Donald Lipski's new sculpture outside Camp Randall, "Nail's Tales," is subversive - but not in the way you might think.
No, I'm not talking about its refusal to depict a single, revered figure like Elroy Hirsch or Bucky. Its true subversiveness is measured in the way it's become Madison's very own three-dimensional Rorschach test. Madison's id has been released, and, we come to find out, it's the id of a nervously tittering 15-year-old boy. I can't remember the last time a single work of art got this much attention locally - or inspired so much half-baked, penis-obsessed journalism. Sometimes, folks, a sculpture is just a sculpture.
To recap, for those who have missed the saga thus far: Lipski, as part of the state's Percent for Art program, won the commission for a public art piece outside the football stadium. A nationally known artist and 1970 UW grad, Lipski named the piece after a college buddy. Its basic form is a gray, 48-foot obelisk of stacked footballs.
I've had plenty of chances to see "Nail's Tales" at various times of day, in different lighting conditions. Heck, I can't help it - I pass it on my way home from work. While I don't think it's nearly as bad as many have made it out to be, it's not a stunner, either. Other Donald Lipski works are wittier, more startling. (For proof, check out the catalog of the Lipski show at the Madison Art Center in 2000.) And as far as public art pieces go, I don't think "Nail's Tales" will become a city icon in the way that Claes Oldenburg's "Spoonbridge and Cherry" is for Minneapolis. That piece is stronger, better sited and much larger in scale.

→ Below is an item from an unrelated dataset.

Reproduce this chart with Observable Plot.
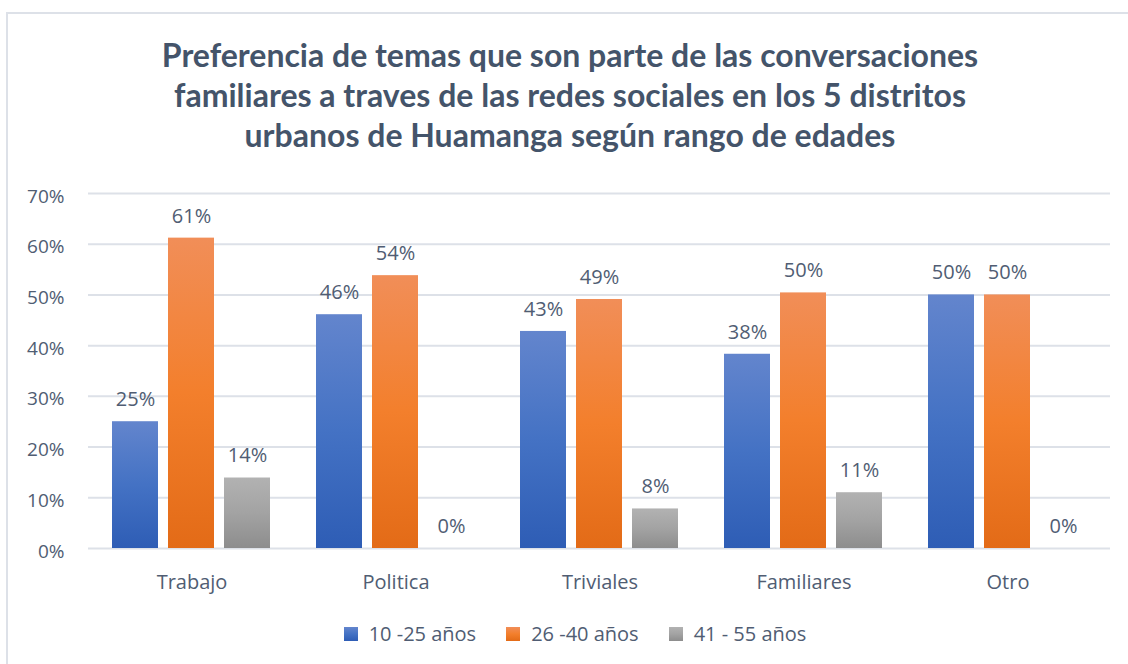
<!DOCTYPE html>
<html>
<head>
<meta charset="utf-8">
<script src="https://cdn.jsdelivr.net/npm/d3@7"></script>
<script src="https://cdn.jsdelivr.net/npm/@observablehq/plot@0.6"></script>
<style>
  html, body { margin: 0; padding: 0; background: #fff; width: 1128px; height: 664px; overflow: hidden; }
  #frame { position: absolute; left: 6px; top: 12px; width: 1130px; height: 700px; border: 2px solid #dde1e8; box-sizing: border-box; }
  #title { position: absolute; left: 6px; top: 35px; width: 1128px; text-align: center;
    font-family: Lato, sans-serif; font-weight: 700; font-size: 32px; line-height: 40px; color: #44546a; }
  #bg, #fg { position: absolute; left: 0; top: 160px; }
  #legend { position: absolute; left: 0; top: 620px; width: 1150px; display: flex; justify-content: center;
    font-family: "Open Sans", sans-serif; font-size: 20px; color: #505d73; }
  .item { display: flex; align-items: center; margin: 0 15px; line-height: 28px; }
  .sw { width: 14px; height: 14px; margin-right: 11px; }
</style>
</head>
<body>
<div id="frame"></div>
<div id="title">Preferencia de temas que son parte de las conversaciones<br>familiares a traves de las redes sociales en los 5 distritos<br>urbanos de Huamanga según rango de edades</div>
<div id="bg"></div>
<div id="fg"></div>
<div id="legend"></div>
<script>
const categories = ["Trabajo", "Politica", "Triviales", "Familiares", "Otro"];
const series = ["10 -25 años", "26 -40 años", "41 - 55 años"];
const values1025 = [25.0, 46.1, 42.8, 38.3, 50.0];
const values2640 = [61.2, 53.8, 49.1, 50.4, 50.0];
const values4155 = [13.9, 0, 7.8, 11.0, 0];
const yTicks = [0, 10, 20, 30, 40, 50, 60, 70];
const gradients = [
  {id: "gBlue", stops: ["#6385cd", "#4472c4", "#2e5db5"]},
  {id: "gOrange", stops: ["#f18e58", "#f37f2c", "#e36b17"]},
  {id: "gGray", stops: ["#b2b2b2", "#a3a3a3", "#8d8d8d"]}
];

const seriesValues = [values1025, values2640, values4155];
const data = [];
categories.forEach((c, i) => series.forEach((s, j) => data.push({cat: c, serie: s, value: seriesValues[j][i]})));

const common = {
  width: 1128, height: 450,
  marginLeft: 88, marginRight: 18, marginTop: 33, marginBottom: 62,
  style: {fontFamily: "Open Sans, sans-serif", fontSize: "19px", color: "#505d73", background: "transparent"}
};

const bg = Plot.plot({
  ...common,
  x: {axis: null, domain: [0, 1]},
  y: {domain: [0, 70], ticks: yTicks, tickFormat: d => d + "%", label: null, tickSize: 0, tickPadding: 24},
  marks: [
    Plot.ruleY(yTicks, {stroke: "#dde1e8", strokeWidth: 2}),
    Plot.axisY(yTicks, {tickSize: 0, tickPadding: 24, tickFormat: d => d + "%", dy: 3, fontSize: 19, label: null, fill: "#505d73"})
  ]
});
document.getElementById("bg").appendChild(bg);

const fg = Plot.plot({
  ...common,
  fx: {domain: categories, paddingInner: 0.212, paddingOuter: 0.106, label: null, axis: null},
  x: {domain: series, paddingInner: 0.175, paddingOuter: 0, axis: null},
  y: {domain: [0, 70], axis: null},
  color: {domain: series, range: gradients.map(g => `url(#${g.id})`)},
  marks: [
    Plot.barY(data, {fx: "cat", x: "serie", y: "value", fill: "serie"}),
    Plot.text(data, {fx: "cat", x: "serie", y: "value", text: d => Math.round(d.value) + "%", dy: -22, fontSize: 20, fill: "#505d73"}),
    Plot.axisFx({anchor: "bottom", tickSize: 0, tickPadding: 26, fontSize: 20, label: null, fill: "#505d73"})
  ]
});
const defs = d3.select(fg).insert("defs", ":first-child");
gradients.forEach(g => {
  const lg = defs.append("linearGradient").attr("id", g.id).attr("x1", 0).attr("y1", 0).attr("x2", 0).attr("y2", 1);
  g.stops.forEach((c, k) => lg.append("stop").attr("offset", k / (g.stops.length - 1)).attr("stop-color", c));
});
document.getElementById("fg").appendChild(fg);

const legend = d3.select("#legend");
series.forEach((s, j) => {
  const it = legend.append("div").attr("class", "item");
  const st = gradients[j].stops;
  it.append("div").attr("class", "sw").style("background", `linear-gradient(${st[0]}, ${st[1]}, ${st[2]})`);
  it.append("span").text(s);
});
</script>
</body>
</html>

However, I give Lipski credit for designing something that does not take sports overly seriously; he remembers that football is a game. There's a playfulness that is diametrically opposed to the hokey sincerity of the giant Packer statue in Green Bay, "The Receiver." You've gotta love the kitsch value of the big Packer, but great art it ain't.
And while "Nail's Tales" may not be truly great art either, who knew that it would spark such controversy? Before it was even installed, the State Journal's Susan Lampert Smith offered hackneyed humor about giant, deformed penises and diseased ears of corn. Mike Lucas of the Cap Times continued with the penis jokes and then griped self-righteously about "the make-believe world of artistic expression and license." (I guess sports must be the real world if art is the land of make-believe.)
While it's great that there is public discussion about a work of art, one gets the feeling that each commentator is trying to outdo the last as if the whole thing were some sort of stand-up competition. I'm not sure anyone's forming an original opinion anymore - they're just piling on.